One of the things they can do is carry out a number of sensitivity analyses to help determine which inputs are most responsible for the uncertainty in the output.  Click on the Sensitivity element now:

This table displays measures of the sensitivity of the Result (Peak_Concentration_Stream) to selected input variables (in this case, the three uncertain inputs). If you are interested, you can read about the details of these various measures in GoldSim Help.  For our purposes, however, it is sufficient to note the following:

• The result is positively correlated to the value of the Discharge_Uncertainty. That is, as the Discharge_Uncertainty increases, Peak_Concentration_Stream increases.  This is to be expected, as this input simply scaled the contaminant discharge rate.
• The result is negatively correlated to the values of the two Kds.  That is, as the Kds increase, Peak_Concentration_Stream decreases.  This is to be expected, as a larger Kd delays the peak and results in more spreading, leading to lower concentrations.
• The result is most sensitive to the Discharge_Uncertainty and the Sand_Kd, and less sensitive to the Sediment_Kd.  Again, this is to be expected, as the contaminant has a much greater distance to travel through the Sand than the Sediment.

So how would one use such results?  If we were interested in reducing the uncertainty in our simulated result, we should spend most of our effort in reducing our uncertainty in the Discharge_Uncertainty and the Sand_Kd (if possible).

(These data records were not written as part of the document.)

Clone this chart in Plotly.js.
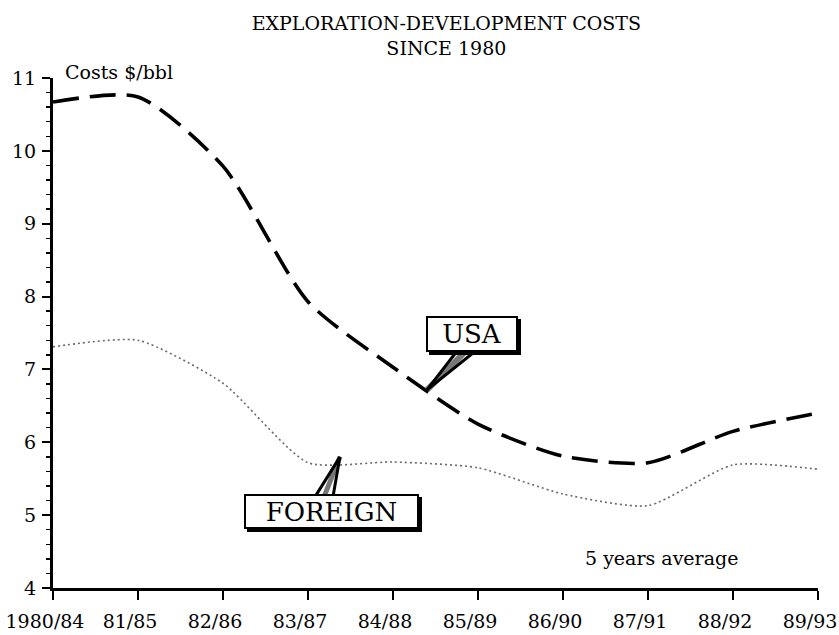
<!DOCTYPE html>
<html>
<head>
<meta charset="utf-8">
<script src="https://cdn.plot.ly/plotly-3.0.1.min.js"></script>
<style>html,body{margin:0;padding:0;background:#fff;}#chart{width:839px;height:635px;}</style>
</head>
<body>
<div id="chart"></div>
<script>
// Data
var periods = ["1980/84","81/85","82/86","83/87","84/88","85/89","86/90","87/91","88/92","89/93"];
var usaCosts = [10.67, 10.74, 9.79, 7.93, 7.03, 6.25, 5.81, 5.72, 6.15, 6.40];
var foreignCosts = [7.31, 7.40, 6.81, 5.72, 5.73, 5.65, 5.29, 5.13, 5.69, 5.63];
var yTicks = [4,5,6,7,8,9,10,11];

var F = "DejaVu Serif, serif";

var traces = [
  {x: periods, y: foreignCosts, type: "scatter", mode: "lines", name: "FOREIGN",
   line: {color: "#6a6a6a", width: 1.6, dash: "2px,3px", shape: "spline", smoothing: 0.6}},
  {x: periods, y: usaCosts, type: "scatter", mode: "lines", name: "USA",
   line: {color: "#000", width: 3.6, dash: "26px,11px", shape: "spline", smoothing: 0.7}}
];

function wedge(x, y, ax, ay, color, w) {
  return {x: x, y: y, xref: "x", yref: "y", text: " ", font: {size: 1},
          showarrow: true, arrowhead: 0, arrowwidth: w, arrowcolor: color,
          ax: ax, ay: ay, standoff: 0, startstandoff: 0};
}
function box(x, y, label, w, h, shadow) {
  var a = {x: x, y: y, xref: "x", yref: "y", text: shadow ? " " : label, showarrow: false,
           font: {family: F, size: 26, color: "#000"},
           width: w, height: h, borderwidth: 2,
           bordercolor: "#000", bgcolor: shadow ? "#000" : "#fff"};
  if (shadow) { a.xshift = 3; a.yshift = -3; }
  return a;
}

var layout = {
  width: 839, height: 635,
  paper_bgcolor: "#fff", plot_bgcolor: "#fff",
  margin: {l: 53, r: 21, t: 78, b: 47},
  showlegend: false,
  font: {family: F, color: "#000", size: 19},
  title: {text: "EXPLORATION-DEVELOPMENT COSTS<br>SINCE 1980",
          font: {family: F, size: 19, color: "#000"},
          x: 0.532, xref: "container", xanchor: "center",
          y: 0.953, yref: "container", yanchor: "top"},
  xaxis: {type: "category", range: [0, 9], showgrid: false, zeroline: false,
          showline: true, linecolor: "#000", linewidth: 3,
          ticks: "outside", ticklen: 9, tickwidth: 2, tickcolor: "#000",
          tickfont: {family: F, size: 19, color: "#000"}, ticklabelstandoff: 5,
          ticklabelshift: -8},
  yaxis: {range: [4, 11], tickvals: yTicks, showgrid: false, zeroline: false,
          showline: true, linecolor: "#000", linewidth: 3,
          ticks: "outside", ticklen: 8, tickwidth: 2, tickcolor: "#000",
          tickfont: {family: F, size: 19, color: "#000"}, ticklabelstandoff: 2,
          minor: {dtick: 0.2, ticks: "outside", ticklen: 4, tickwidth: 1.5, tickcolor: "#000"}},
  annotations: [
    {x: 0.013, y: 1.012, xref: "paper", yref: "paper", xanchor: "left", yanchor: "middle",
     text: "Costs $/bbl", showarrow: false, font: {family: F, size: 19, color: "#000"}},
    {x: 7.16, y: 4.41, xref: "x", yref: "y", xanchor: "center", yanchor: "middle",
     text: "5 years average", showarrow: false, font: {family: F, size: 19, color: "#000"}},
    // USA pointer
    wedge(4.4, 6.72, 40, -40, "#777", 6),
    wedge(4.4, 6.72, 31, -40, "#000", 3),
    wedge(4.4, 6.72, 50, -40, "#000", 3),
    box(4.93, 7.49, "USA", 86, 30, true),
    box(4.93, 7.49, "USA", 86, 30, false),
    // FOREIGN pointer
    wedge(3.376, 5.8, -16, 40, "#777", 5),
    wedge(3.376, 5.8, -25, 40, "#000", 3),
    wedge(3.376, 5.8, -7, 40, "#000", 3),
    box(3.276, 5.05, "FOREIGN", 169, 29, true),
    box(3.276, 5.05, "FOREIGN", 169, 29, false)
  ]
};

Plotly.newPlot("chart", traces, layout, {staticPlot: true, displayModeBar: false});
</script>
</body>
</html>
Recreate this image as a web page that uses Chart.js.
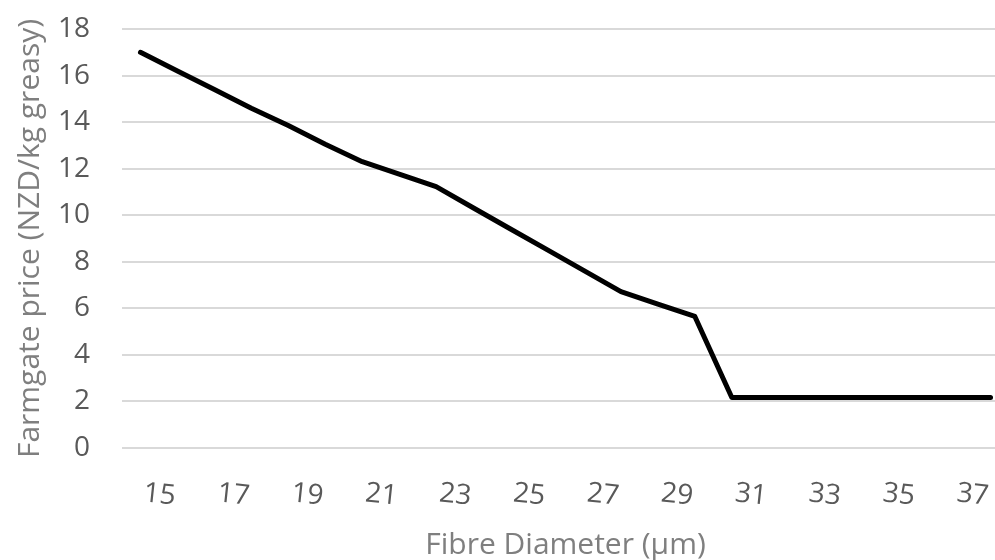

Reducing uncertainty in Sediment_Kd would not have a significant impact in reducing the uncertainty in our result, and hence it would not be worthwhile to spend effort doing so.

We will discuss the issue of dealing with uncertainty in contaminant transport models again in Unit 12.  Until then, however, this is the last that we will deal with uncertainty.  Instead, we will spend the intervening Units discussing the details of building contaminant transport models (in a deterministic manner).  We will then revisit this important topic again toward the end of the Course.